Уильям БерроузНа первый взгляд может показаться, что на протяжении столетий дискурс американского заговора сохранял поразительную преемственность. Навязчивые идеи, попавшие на моментальный снимок «параноидального стиля», сделанный Ричардом Хофштадтером, можно обнаружить и на заре нового тысячелетия. Конспирологические теории враждебного влияния еврейских банкиров, иллюминатов и масонов существуют и поныне, взять журнал Spotlight праворадикального «Лобби свободы» или бестселлер Пэт Робертсон «Новый Мировой Порядок» (1991). Действительно, Дэниэл Пайпс утверждает, что пугающе живучий антисемитизм продолжает лежать в основе большинства теорий заговора.[44] Но тем не менее наряду с этими хорошо знакомыми демонологиями появились и новые важные формы культуры заговора, которые различными способами оказывают влияние на более традиционные проявления параноидального стиля. Более того, даже эти обычные формы конспирологического мышления правых экстремистов приобретают новое звучание и начинают служить новым целям. В этой главе мы постараемся обозначить и объяснить главные изменения, которые претерпели границы и функции культуры заговора начиная с 1960-х годов. В первой части главы обобщаются основные элементы этого сдвига, а во второй — в качестве примера — анализируется творчество Томаса Пинчона, в частности его роман «Вайнленд» (1990). Однако, как станет ясно из второй главы, развитие массовой паранойи на протяжении последних нескольких десятилетий шло довольно извилистым путем. Базовая история — история об утрате невинности, что нередко считают прямым следствием убийства Кеннеди в ноябре 1963 года. Вместе с тем рассказ о широко распространенных случаях впадения в замешанную на заговорах подозрительность сам по себе обычно является результатом позднее возникшей потребности датировать задним числом появление нынешних врагов, которое относят теперь к началу 1960-х. Причинно-связное повествование о растущем скептицизме по отношению к авторитету экспертов и правительству подрывается более общим недоверием к авторитетной способности самого повествования изложить подобную историю связи причин и следствий.
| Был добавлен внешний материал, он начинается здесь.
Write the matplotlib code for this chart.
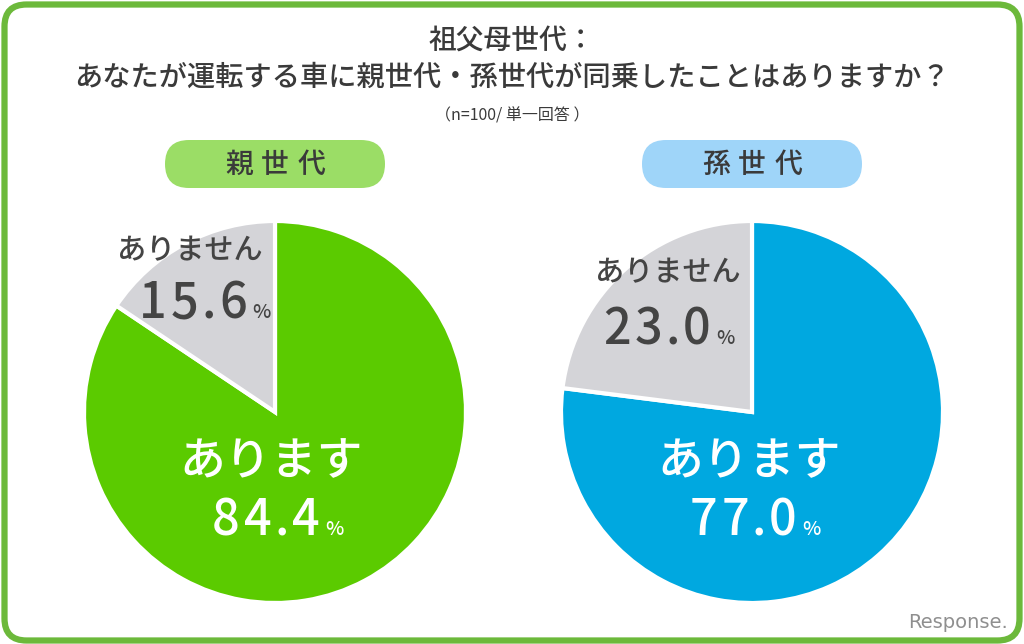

Несмотря на все эти неотъемлемые трудности, обрисовать в общих чертах перемены, коснувшиеся формы и функций культуры заговора за последние несколько десятилетий, все же возможно. Обычно конспиролога изображают маргиналом, чокнутым параноиком, который чаще всего занимает крайне правую политическую позицию, а если брать американский контекст, то эти люди окажутся еще и в явном меньшинстве. Как мы видели, Хофштадтер определяет параноидальный стиль как «старый и регулярный способ выражения в нашей общественной жизни», но вместе с тем и как «стиль, предпочтение которому отдают лишь движения меньшинств»'. Ниже мы увидим, что эта модель нуждается в пересмотре, поскольку конспирологические теории больше не являются обязательным признаком — по порядку — бредового, ультраправого, маргинального, политического, догматического типов мышления.